Thousands of people across Hong Kong have sung protest songs and marched to mark the one-year anniversary of a clash with police outside the semi-autonomous Chinese city’s legislature.
Hundreds gathered in the popular Causeway Bay and Mongkok shopping districts and in the Sha Tin shopping centre in the New Territories in the evening. In Causeway Bay, they held signs reading “Heaven will destroy the CCP”, referring to the ruling Chinese Communist Party.
Riot police stood on standby as protesters shouted slogans and sang the protest anthem Glory To Hong Kong.
In Mongkok and Causeway Bay, police raised a blue flag, warning that the gatherings were unlawful and force might be used to disperse the participants.
Groups of protesters were detained and searched in Mongkok, and in Causeway Bay police used pepper spray and arrested several protesters, including pro-democracy legislator Ted Hui.
Earlier, more than 100 people joined a lunchtime protest in a luxury shopping centre in the Admiralty business district.
They held flags reading “Hong Kong independence” and laid out a large banner saying “The people fear not death, why threaten them with it?”
The protesters were commemorating a demonstration last year in which tens of thousands of protesters surrounded the legislative building, delaying the start of debate on an extradition bill that would have allowed criminal suspects to be sent to mainland China for trial.
Police used tear gas and rubber bullets to disperse those protesters in one of the first violent clashes in what would become a months-long push for greater democracy.
The protest movement quieted down earlier this year as the coronavirus pandemic began, but has picked up steam in recent weeks after China’s ceremonial parliament agreed to enact a new national security law for Hong Kong, a former British colony.
The government says the law is aimed at curbing secessionist and subversive behaviour in the city, as well as preventing foreign intervention in its internal affairs.
Critics say it is an attack on the freedoms promised to Hong Kong when it was handed over to China in 1997.
Hong Kong operates under a “one country, two systems” framework that gives the city rights not found on the mainland, such as freedom of speech and assembly.
Earlier on Friday, more than 100 students formed a human chain in the Kowloon district to protest over the removal of a music teacher for allegedly allowing students to sing protest songs.

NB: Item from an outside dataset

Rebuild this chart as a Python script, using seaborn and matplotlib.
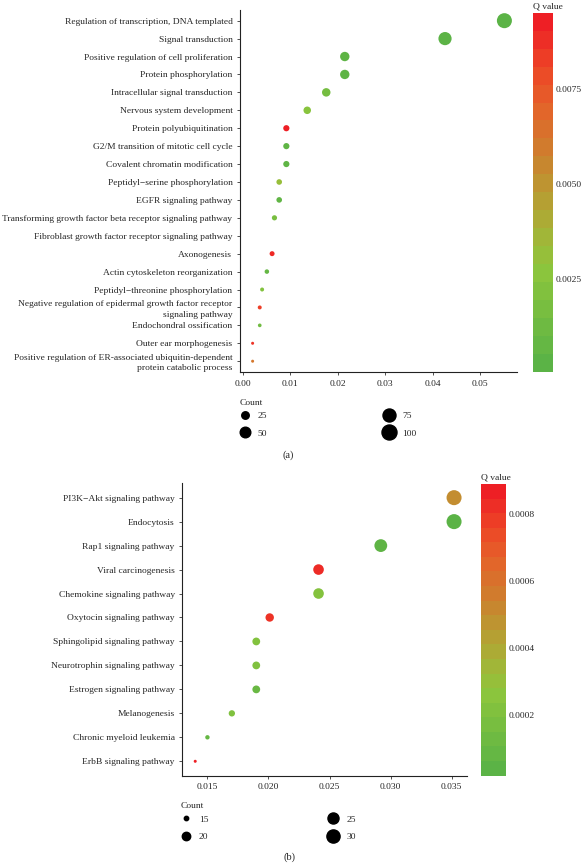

On Thursday, three pro-democracy activists and a media tycoon who owns the Apple Daily newspaper, Jimmy Lai, were charged with “inciting others to participate in an unauthorised assembly” over a candlelight vigil last week marking Beijing’s 1989 crackdown on protesters in Tiananmen Square.
Police banned the annual vigil for the first time in three decades, citing public health concerns over the coronavirus pandemic. Thousands of people turned up anyway.
China’s foreign ministry later lashed out at the UK for issuing a regular six-month report on developments in Hong Kong.
“Hong Kong affairs are China’s internal affairs. No foreign organisation or individual has the right to intervene. The British side has no sovereignty, governance, supervision or so-called responsibility over Hong Kong,” spokeswoman Hua Chunying said.
She defended the proposed national security legislation, saying Britain should “face up to reality, respect China’s sovereignty, security and integrity, and stop interfering in Hong Kong affairs in any way”.
“The more external forces intervene in Hong Kong affairs, the more determined China is to advance the national security legislation in Hong Kong,” Ms Hua said.